Presqu'à chaque ligne, j'ai eu envie de crier aux auteurs "humilité, humilité, humilité !" en leur suggérant de lire mon livre "Croire ou savoir ?" et, plus particulièrement les chapitres intitulés "Conscience", "Dieu", "Miracle" ou "Révélation".
Le livre ne se termine pas avec cette approche pseudo scientifique. Il se poursuit avec un grand chapitre intitulé "Les preuves hors science". Pour continuer à lire attentivement, j'ai dû faire encore plus d'efforts que dans la première partie. En effet, avant même d'en prendre connaissance, je suis interloqué par cette expression "Les preuves hors science" qui me paraît relever plus de l'oxymore que d'une sage et modeste analyse ! Et effectivement, bien loin de l'honnêteté scientifique la plus élémentaire, j'ai trouvé essentiellement dans ce chapitre une présentation terriblement tendancieuse de récits censés "prouver" la "vérité" de la Bible et de la doctrine chrétienne, voire même, plus précisément, de la doctrine catholique. Cet exposé, très riche d'une documentation abondante, confine à l'érudition. Il résulte manifestement d'un énorme travail de recherche. Malheureusement, cette base documentaire qui pourrait intéresser d'authentiques chercheurs de vérité est gâchée par une présentation incroyablement partiale : les auteurs classent sans cesse les connaissances en domaines de faits à croire ou à ignorer et les lecteurs en croyants ou en athées, en théistes ou en matérialistes. Ils n'admettent aucune autre alternative et, bien sûr, ne savent pas reconnaître les domaines où, pas plus que n'importe qui, "ils ne savent pas"… L'intérêt et la recherche pour ce qui est encore inexpliqué sont absents. Aurait-il été sensé, à une époque lointaine où l'on ignorait tout de l'existence par exemple des ondes électromagnétiques, de prendre parti pour ou contre leur existence ? On trouve même, au détour d'une page, une incitation clairement exprimée à la partialité : "Ne tournez pas la page avant d'avoir arrêté votre choix, quel qu'il soit". Comment être plus clair dans l'entêtement à refuser de ne pas savoir et de chercher ! Alors que, dans la première partie, les auteurs manifestaient un manque notable d'imagination dans la recherche de pistes de recherche pour expliquer ce qui ne l'est pas encore, ils font preuve ici d'une imagination débordante pour échafauder des arguments capillotractés sur la base de prophéties, de faits réels surinterprétés, voire de récits douteux ou légendaires. La naïveté et la partialité de cette partie sont tellement stupéfiantes, hallucinantes, et pour tout dire exaspérantes, que je n'ai pas le courage de les commenter ici.

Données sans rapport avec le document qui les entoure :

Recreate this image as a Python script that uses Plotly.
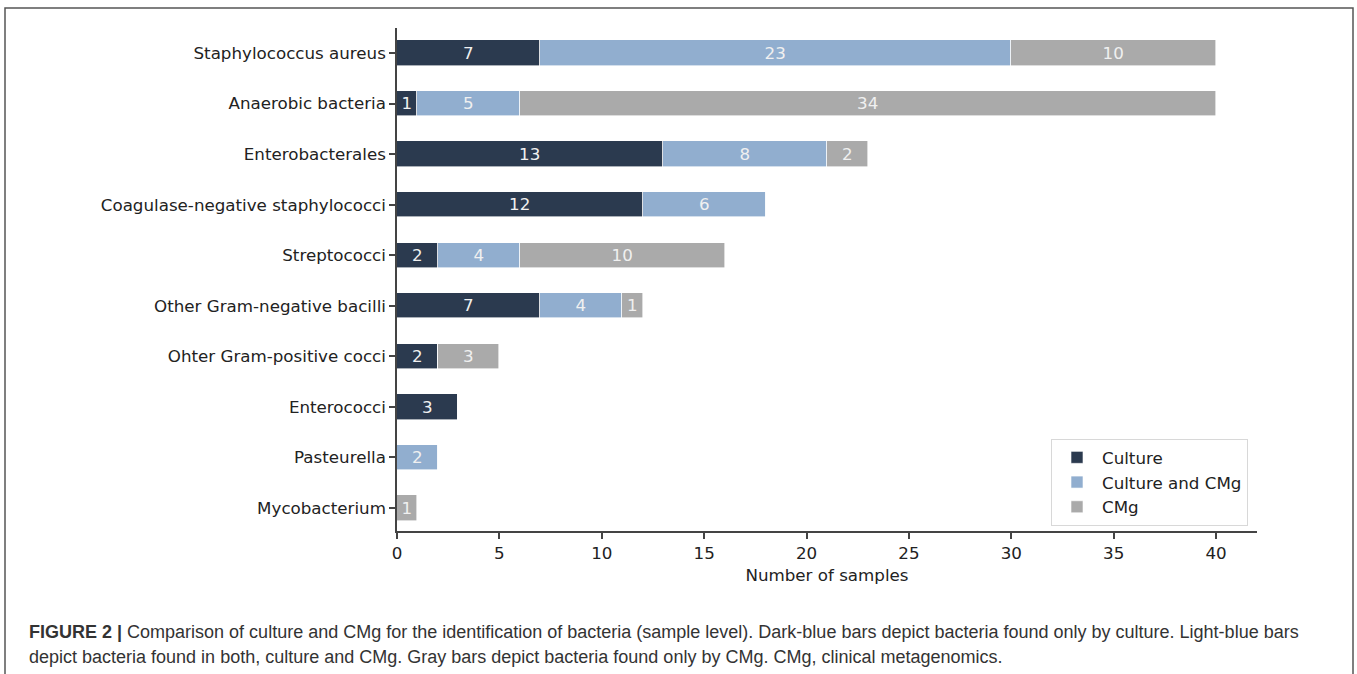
import plotly.graph_objects as go

categories = ["Staphylococcus aureus", "Anaerobic bacteria", "Enterobacterales",
              "Coagulase-negative staphylococci", "Streptococci", "Other Gram-negative bacilli",
              "Ohter Gram-positive cocci", "Enterococci", "Pasteurella", "Mycobacterium"]
culture = [7, 1, 13, 12, 2, 7, 2, 3, 0, 0]
both = [23, 5, 8, 6, 4, 4, 0, 0, 2, 0]
cmg = [10, 34, 2, 0, 10, 1, 3, 0, 0, 1]
series_names = ["Culture", "Culture and CMg", "CMg"]
colors = ["#2b3a4f", "#91aecf", "#aaaaaa"]
x_ticks = [0, 5, 10, 15, 20, 25, 30, 35, 40]

caption_bold = "FIGURE 2 |"
caption_1 = (" Comparison of culture and CMg for the identification of bacteria (sample level). "
             "Dark-blue bars depict bacteria found only by culture. Light-blue bars")
caption_2 = "depict bacteria found in both, culture and CMg. Gray bars depict bacteria found only by CMg. CMg, clinical metagenomics."

FS = 16.7
ypos = list(range(len(categories)))
fig = go.Figure()
for name, vals, col in zip(series_names, [culture, both, cmg], colors):
    fig.add_trace(go.Bar(
        name=name, y=ypos, x=vals, orientation="h", width=0.5,
        marker=dict(color=col, line=dict(color="white", width=0.6)),
        text=[str(v) if v else "" for v in vals],
        textposition="inside", insidetextanchor="middle", textangle=0,
        constraintext="none",
        textfont=dict(family="DejaVu Sans", size=FS, color="#f0f0f0"),
    ))

L, R, T, B = 397, 1257, 28, 531
W, H = 1357, 674
pw, ph = R - L, B - T

def px(x):
    return (x - L) / pw

def py(y):
    return (B - y) / ph

fig.update_layout(
    barmode="stack",
    width=W, height=H,
    margin=dict(l=L, r=W - R, t=T, b=H - B, autoexpand=False),
    paper_bgcolor="white", plot_bgcolor="white",
    font=dict(family="DejaVu Sans", size=FS, color="#222"),
    bargap=0,
    xaxis=dict(range=[0, 42], tickvals=x_ticks, showgrid=False, zeroline=False,
               showline=True, linecolor="#444", linewidth=1.5,
               ticks="outside", ticklen=6, tickwidth=1.5, tickcolor="#444",
               tickfont=dict(size=FS, color="#222"),
               title=dict(text="Number of samples", font=dict(size=FS, color="#222"), standoff=8)),
    yaxis=dict(range=[9.455, -0.495], tickvals=ypos, ticktext=categories, showgrid=False,
               zeroline=False, showline=True, linecolor="#444", linewidth=1.5,
               ticks="outside", ticklen=6, tickwidth=1.5, tickcolor="#444",
               tickfont=dict(size=FS, color="#222")),
    legend=dict(x=px(1248), y=py(526), xanchor="right", yanchor="bottom",
                bgcolor="white", bordercolor="#d8d8d8", borderwidth=1,
                font=dict(family="DejaVu Sans", size=FS, color="#222"),
                traceorder="normal", tracegroupgap=0, itemwidth=40),
    showlegend=True,
)

fig.add_shape(type="rect", xref="paper", yref="paper",
              x0=px(5), x1=px(1353), y0=py(690), y1=py(8),
              line=dict(color="#555", width=1.5), fillcolor="rgba(0,0,0,0)", layer="below")

fig.add_annotation(xref="paper", yref="paper", x=px(27), y=py(632), xanchor="left", yanchor="middle",
                   showarrow=False, align="left",
                   text="<b>" + caption_bold + "</b>" + caption_1,
                   font=dict(family="Liberation Sans", size=18, color="#333"))
fig.add_annotation(xref="paper", yref="paper", x=px(27), y=py(657), xanchor="left", yanchor="middle",
                   showarrow=False, align="left", text=caption_2,
                   font=dict(family="Liberation Sans", size=18, color="#333"))

fig.write_html("out.html")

Juste une mention toutefois pour le "miracle" de Fatima qui pose effectivement à la science une étonnante question. Les auteurs y voient, là encore, une "preuve" de l'existence de Dieu. Je trouve personnellement qu'un Dieu de l'Univers qui se livrerait à pareille supercherie en voulant faire croire à des dizaines de milliers d'observateurs que le Soleil a vraiment dansé ce jour-là serait un Dieu bien bizarre et, en tout cas, plus inquiétant qu'adorable, surtout quand on examine le message, assorti de menaces, censé être délivré par le biais de cet artifice. Convaincu que ni le Soleil ni la Terre n'ont, en cette occasion, changé leurs habitudes, je suggère dans mon livre, au chapitre "Miracle", une autre piste de réflexion, sans doute plus réaliste, mais peut-être encore plus inquiétante.
Encore une fois, il ne s'agit pas pour moi de nier le mystère mais de s'interroger, de chercher et de savoir dire "je ne sais pas" quand on ne sait pas, sans sauter, sans preuves, sur des conclusions préconçues, surtout quand elles sont invraisemblables ! « Des prétentions extraordinaires nécessitent une preuve extraordinaire » disait Carl Sagan.